| Supplied entries |
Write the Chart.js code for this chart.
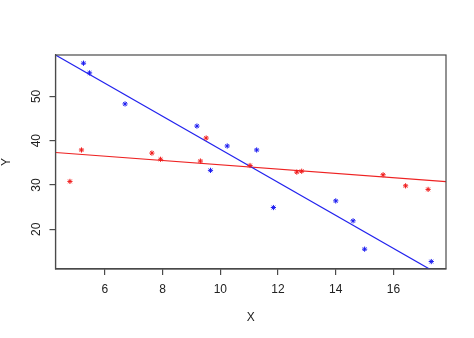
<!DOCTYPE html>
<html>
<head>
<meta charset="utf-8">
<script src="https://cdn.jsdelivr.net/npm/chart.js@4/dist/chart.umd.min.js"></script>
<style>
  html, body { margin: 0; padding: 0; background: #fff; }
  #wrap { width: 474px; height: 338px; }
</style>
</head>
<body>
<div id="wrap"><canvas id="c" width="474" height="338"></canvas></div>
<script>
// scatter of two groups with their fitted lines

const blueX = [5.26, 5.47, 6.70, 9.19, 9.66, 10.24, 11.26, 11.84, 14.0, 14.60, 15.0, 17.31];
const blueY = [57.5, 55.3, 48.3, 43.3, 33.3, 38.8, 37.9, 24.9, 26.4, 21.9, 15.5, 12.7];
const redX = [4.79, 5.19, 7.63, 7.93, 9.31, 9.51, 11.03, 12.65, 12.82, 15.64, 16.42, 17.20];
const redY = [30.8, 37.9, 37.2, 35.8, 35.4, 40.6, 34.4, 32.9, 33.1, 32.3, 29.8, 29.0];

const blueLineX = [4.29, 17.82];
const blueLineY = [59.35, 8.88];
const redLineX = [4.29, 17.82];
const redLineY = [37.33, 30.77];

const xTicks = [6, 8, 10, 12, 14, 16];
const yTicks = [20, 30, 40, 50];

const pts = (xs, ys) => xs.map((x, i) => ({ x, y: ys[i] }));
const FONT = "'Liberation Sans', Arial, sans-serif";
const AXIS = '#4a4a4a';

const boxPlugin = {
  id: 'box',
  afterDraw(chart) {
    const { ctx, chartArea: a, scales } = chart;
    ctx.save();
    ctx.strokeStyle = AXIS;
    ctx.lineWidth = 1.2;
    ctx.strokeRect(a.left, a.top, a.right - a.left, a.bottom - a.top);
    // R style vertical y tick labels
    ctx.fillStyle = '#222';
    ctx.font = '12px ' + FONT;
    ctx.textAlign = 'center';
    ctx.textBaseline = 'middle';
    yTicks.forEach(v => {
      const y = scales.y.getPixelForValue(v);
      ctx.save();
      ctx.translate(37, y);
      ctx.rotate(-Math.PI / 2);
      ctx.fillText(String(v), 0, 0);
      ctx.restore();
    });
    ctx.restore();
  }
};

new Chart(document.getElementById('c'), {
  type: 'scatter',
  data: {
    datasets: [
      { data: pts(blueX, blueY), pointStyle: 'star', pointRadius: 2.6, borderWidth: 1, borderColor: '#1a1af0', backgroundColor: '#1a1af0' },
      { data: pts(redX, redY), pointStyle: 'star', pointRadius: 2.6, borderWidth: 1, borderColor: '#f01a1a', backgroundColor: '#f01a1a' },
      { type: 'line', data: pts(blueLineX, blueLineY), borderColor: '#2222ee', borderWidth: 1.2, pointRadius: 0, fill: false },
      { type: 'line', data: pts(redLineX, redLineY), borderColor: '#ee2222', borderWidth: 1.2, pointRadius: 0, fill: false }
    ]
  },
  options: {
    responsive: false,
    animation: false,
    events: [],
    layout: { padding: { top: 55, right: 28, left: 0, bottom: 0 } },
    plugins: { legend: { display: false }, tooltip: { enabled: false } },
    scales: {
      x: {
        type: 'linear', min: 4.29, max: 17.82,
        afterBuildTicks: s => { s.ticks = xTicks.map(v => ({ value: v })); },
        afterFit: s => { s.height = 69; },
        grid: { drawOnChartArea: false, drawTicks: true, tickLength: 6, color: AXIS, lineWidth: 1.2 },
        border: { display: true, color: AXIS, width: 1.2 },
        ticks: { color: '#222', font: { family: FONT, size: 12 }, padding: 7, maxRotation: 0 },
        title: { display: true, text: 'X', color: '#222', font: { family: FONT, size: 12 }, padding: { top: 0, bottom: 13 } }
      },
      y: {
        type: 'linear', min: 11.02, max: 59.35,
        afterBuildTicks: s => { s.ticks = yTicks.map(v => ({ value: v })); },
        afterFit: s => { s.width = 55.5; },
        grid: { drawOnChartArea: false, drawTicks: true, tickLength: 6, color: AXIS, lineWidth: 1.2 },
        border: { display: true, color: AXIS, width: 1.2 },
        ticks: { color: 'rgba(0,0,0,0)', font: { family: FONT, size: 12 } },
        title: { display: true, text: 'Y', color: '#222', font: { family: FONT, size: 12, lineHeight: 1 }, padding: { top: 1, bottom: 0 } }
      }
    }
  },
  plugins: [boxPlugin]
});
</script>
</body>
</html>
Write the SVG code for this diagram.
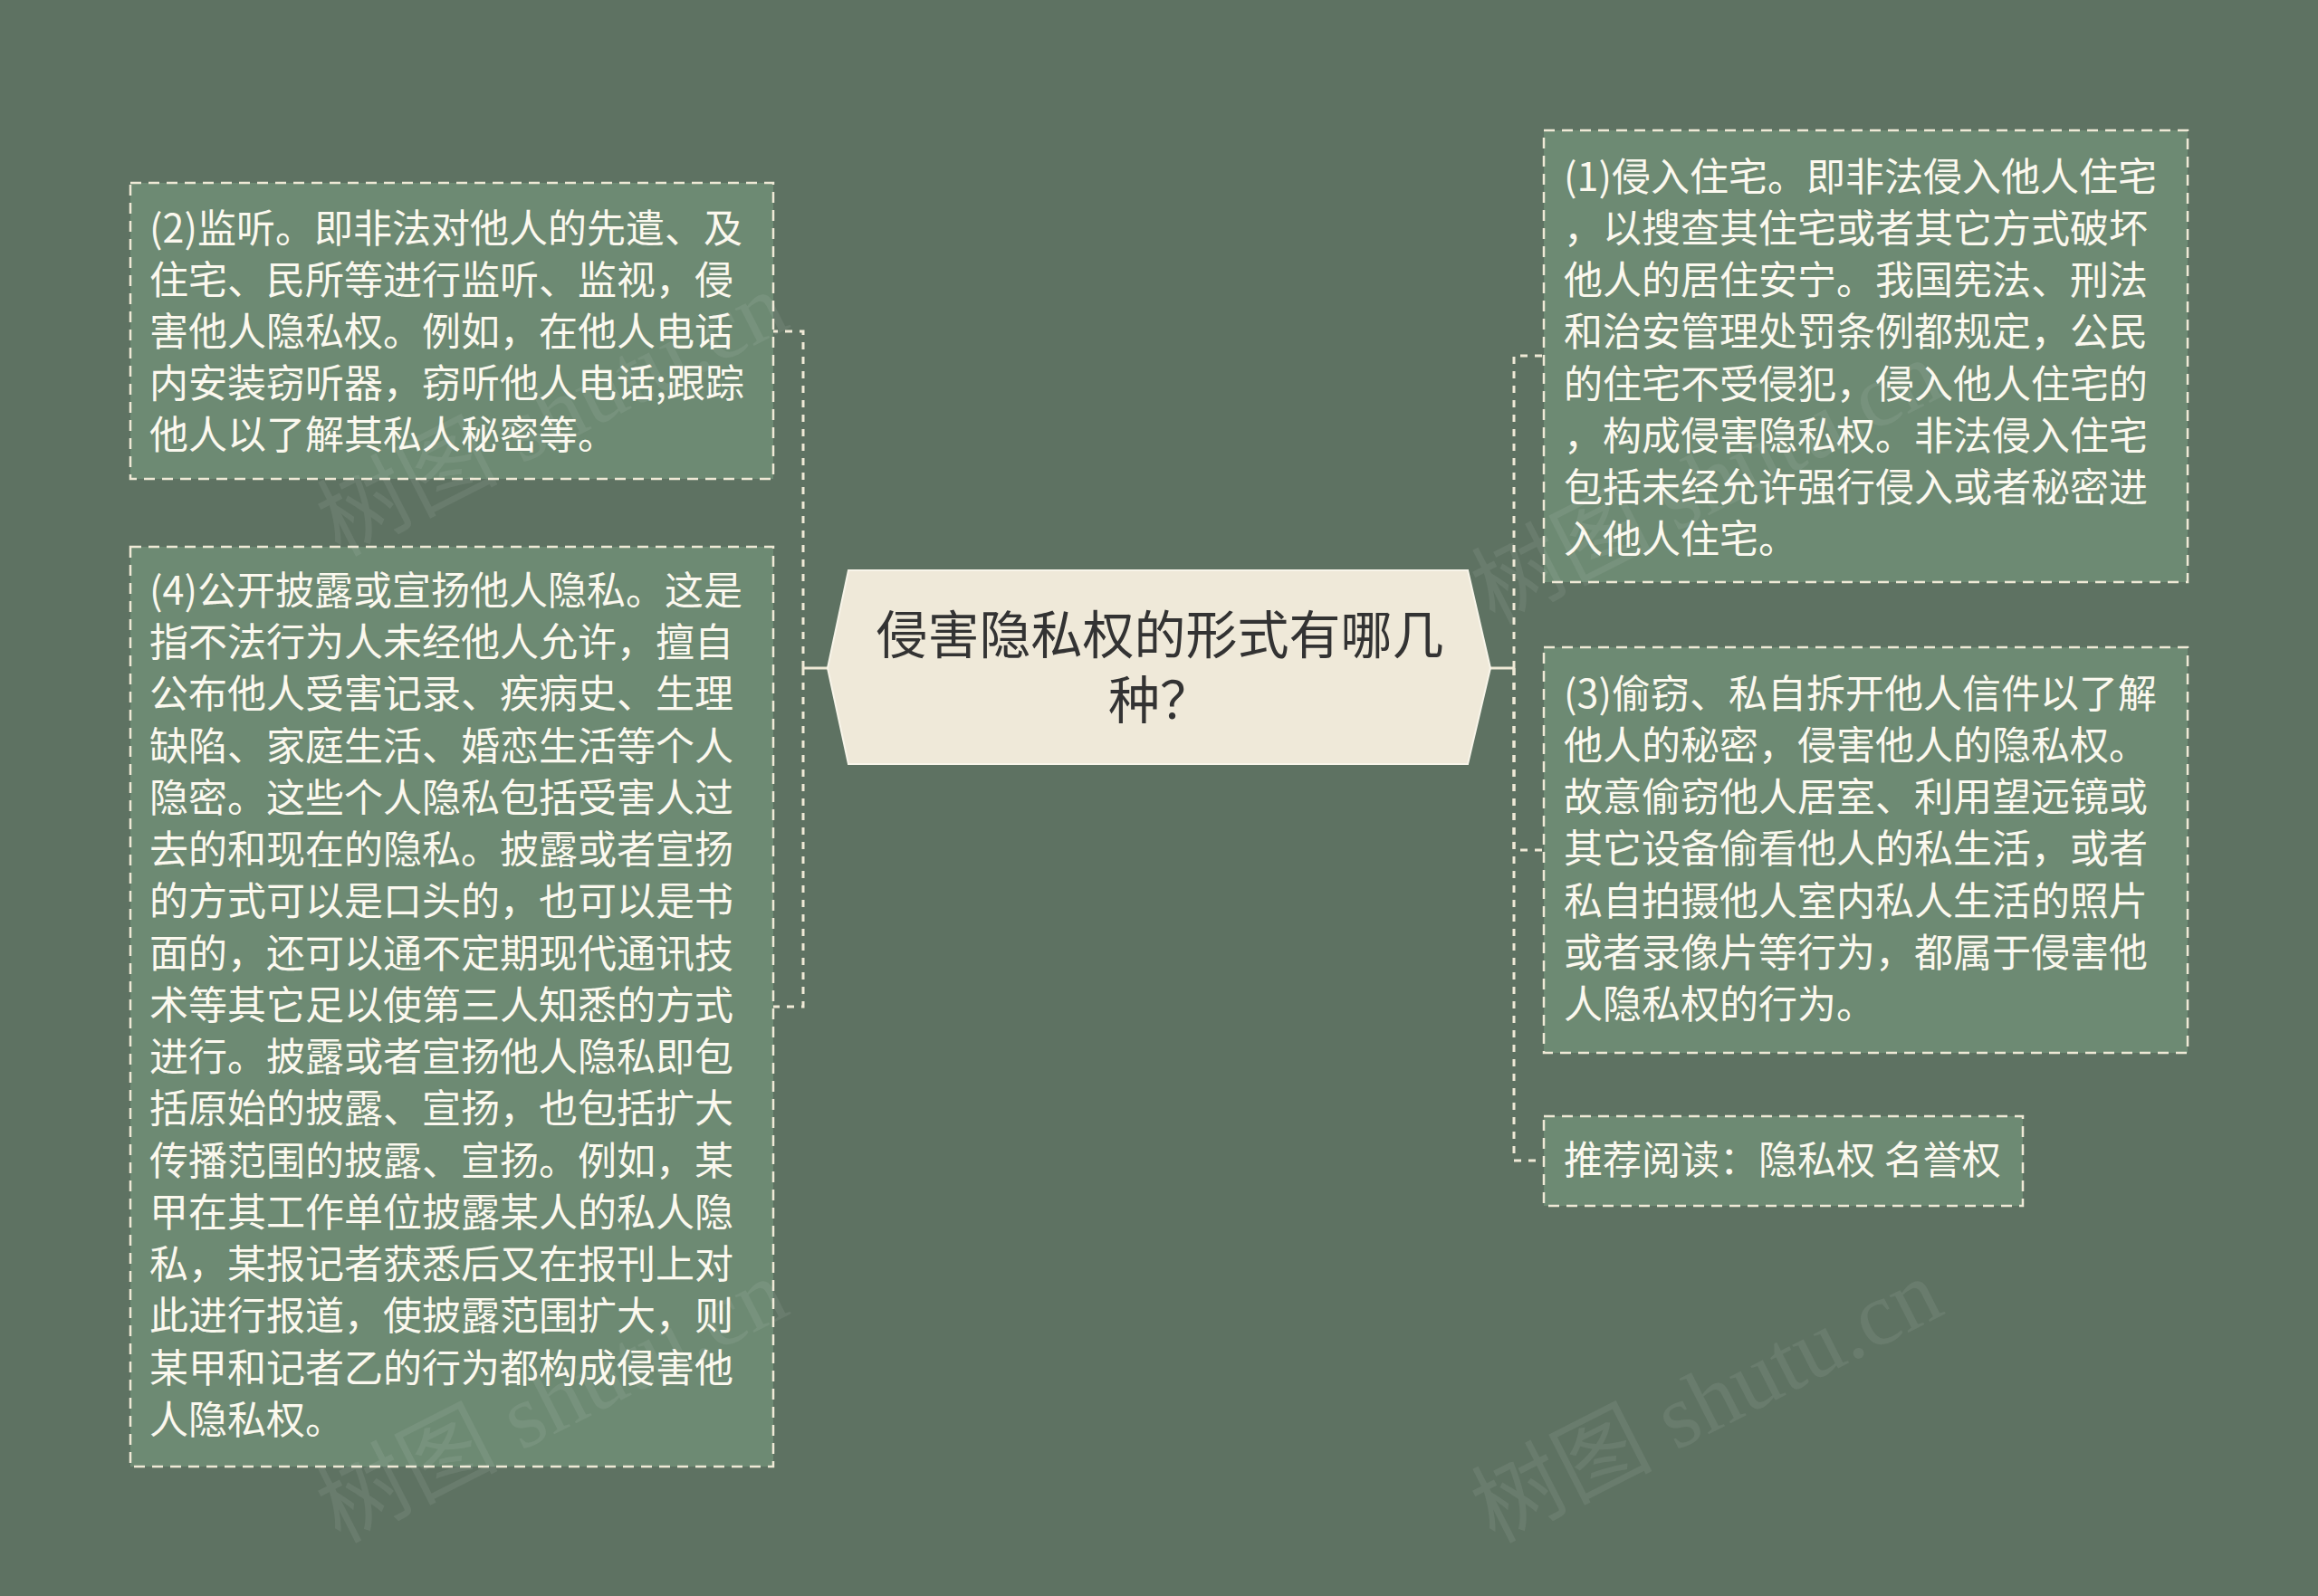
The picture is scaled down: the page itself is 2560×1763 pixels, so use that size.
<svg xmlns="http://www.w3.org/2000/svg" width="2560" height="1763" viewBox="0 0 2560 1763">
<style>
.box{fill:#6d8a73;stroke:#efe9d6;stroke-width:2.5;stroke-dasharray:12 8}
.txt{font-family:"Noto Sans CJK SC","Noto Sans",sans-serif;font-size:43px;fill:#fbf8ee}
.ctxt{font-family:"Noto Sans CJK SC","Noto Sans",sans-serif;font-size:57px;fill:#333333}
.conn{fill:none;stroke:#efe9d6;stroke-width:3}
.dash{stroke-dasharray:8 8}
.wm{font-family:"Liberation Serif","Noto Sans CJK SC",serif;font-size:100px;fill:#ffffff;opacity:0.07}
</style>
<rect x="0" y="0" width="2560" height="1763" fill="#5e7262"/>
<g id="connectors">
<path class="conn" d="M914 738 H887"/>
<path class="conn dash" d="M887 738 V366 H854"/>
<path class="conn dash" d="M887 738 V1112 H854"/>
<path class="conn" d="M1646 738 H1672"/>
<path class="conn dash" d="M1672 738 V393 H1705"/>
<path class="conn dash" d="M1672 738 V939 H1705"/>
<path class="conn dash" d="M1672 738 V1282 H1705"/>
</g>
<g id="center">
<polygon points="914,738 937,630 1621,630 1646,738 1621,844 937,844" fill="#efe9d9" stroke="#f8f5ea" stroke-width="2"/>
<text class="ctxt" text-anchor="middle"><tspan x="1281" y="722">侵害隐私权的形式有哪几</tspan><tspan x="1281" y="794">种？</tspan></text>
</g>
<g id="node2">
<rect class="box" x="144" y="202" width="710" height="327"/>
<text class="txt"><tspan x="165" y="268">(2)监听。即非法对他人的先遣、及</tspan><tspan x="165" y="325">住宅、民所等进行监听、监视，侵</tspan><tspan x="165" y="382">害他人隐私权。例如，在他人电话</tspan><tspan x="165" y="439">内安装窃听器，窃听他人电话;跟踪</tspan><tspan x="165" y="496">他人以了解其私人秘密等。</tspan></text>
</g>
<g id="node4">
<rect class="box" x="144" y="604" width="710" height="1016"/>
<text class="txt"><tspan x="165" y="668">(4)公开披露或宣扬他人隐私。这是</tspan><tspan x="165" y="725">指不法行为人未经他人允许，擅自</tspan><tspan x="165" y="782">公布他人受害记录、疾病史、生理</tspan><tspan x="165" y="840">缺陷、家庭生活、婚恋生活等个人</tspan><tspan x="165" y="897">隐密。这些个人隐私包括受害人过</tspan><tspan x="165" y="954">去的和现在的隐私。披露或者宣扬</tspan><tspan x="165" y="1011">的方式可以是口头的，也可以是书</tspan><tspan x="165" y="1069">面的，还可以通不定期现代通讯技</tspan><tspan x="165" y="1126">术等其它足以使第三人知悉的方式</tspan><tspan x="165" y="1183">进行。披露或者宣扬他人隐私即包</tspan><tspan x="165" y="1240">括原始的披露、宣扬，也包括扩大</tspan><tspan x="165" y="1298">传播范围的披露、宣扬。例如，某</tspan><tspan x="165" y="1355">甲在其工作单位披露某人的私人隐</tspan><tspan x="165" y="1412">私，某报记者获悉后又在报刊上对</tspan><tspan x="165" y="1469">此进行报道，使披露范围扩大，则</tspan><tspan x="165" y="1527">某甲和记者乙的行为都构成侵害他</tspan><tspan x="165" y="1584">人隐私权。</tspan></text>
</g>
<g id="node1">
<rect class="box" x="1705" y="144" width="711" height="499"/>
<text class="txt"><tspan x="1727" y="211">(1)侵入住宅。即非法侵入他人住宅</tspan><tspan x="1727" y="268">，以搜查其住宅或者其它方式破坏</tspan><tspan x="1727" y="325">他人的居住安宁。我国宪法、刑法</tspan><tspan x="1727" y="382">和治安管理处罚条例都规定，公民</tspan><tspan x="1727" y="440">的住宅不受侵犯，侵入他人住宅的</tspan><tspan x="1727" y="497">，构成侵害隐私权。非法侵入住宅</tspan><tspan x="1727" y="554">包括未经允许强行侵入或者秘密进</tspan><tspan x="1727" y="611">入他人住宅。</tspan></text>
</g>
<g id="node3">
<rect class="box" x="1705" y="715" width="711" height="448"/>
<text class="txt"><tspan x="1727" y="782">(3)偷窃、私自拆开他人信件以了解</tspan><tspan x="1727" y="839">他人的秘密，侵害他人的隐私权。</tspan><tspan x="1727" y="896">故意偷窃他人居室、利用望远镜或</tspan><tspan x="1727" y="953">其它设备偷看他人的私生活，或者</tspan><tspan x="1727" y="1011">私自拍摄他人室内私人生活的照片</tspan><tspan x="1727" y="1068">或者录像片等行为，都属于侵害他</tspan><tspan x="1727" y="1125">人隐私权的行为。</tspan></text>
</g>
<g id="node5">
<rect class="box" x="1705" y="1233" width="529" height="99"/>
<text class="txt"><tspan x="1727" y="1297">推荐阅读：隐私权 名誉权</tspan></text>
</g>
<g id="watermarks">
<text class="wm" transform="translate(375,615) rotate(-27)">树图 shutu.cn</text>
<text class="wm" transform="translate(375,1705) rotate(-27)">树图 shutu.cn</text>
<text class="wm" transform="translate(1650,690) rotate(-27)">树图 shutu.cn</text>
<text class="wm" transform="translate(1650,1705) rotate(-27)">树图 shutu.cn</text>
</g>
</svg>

| Stated exercise |
Where a line above holds the string "code", show that line.

| The reply |
Write the Chart.js code for this chart.
Write the SVG code for this diagram.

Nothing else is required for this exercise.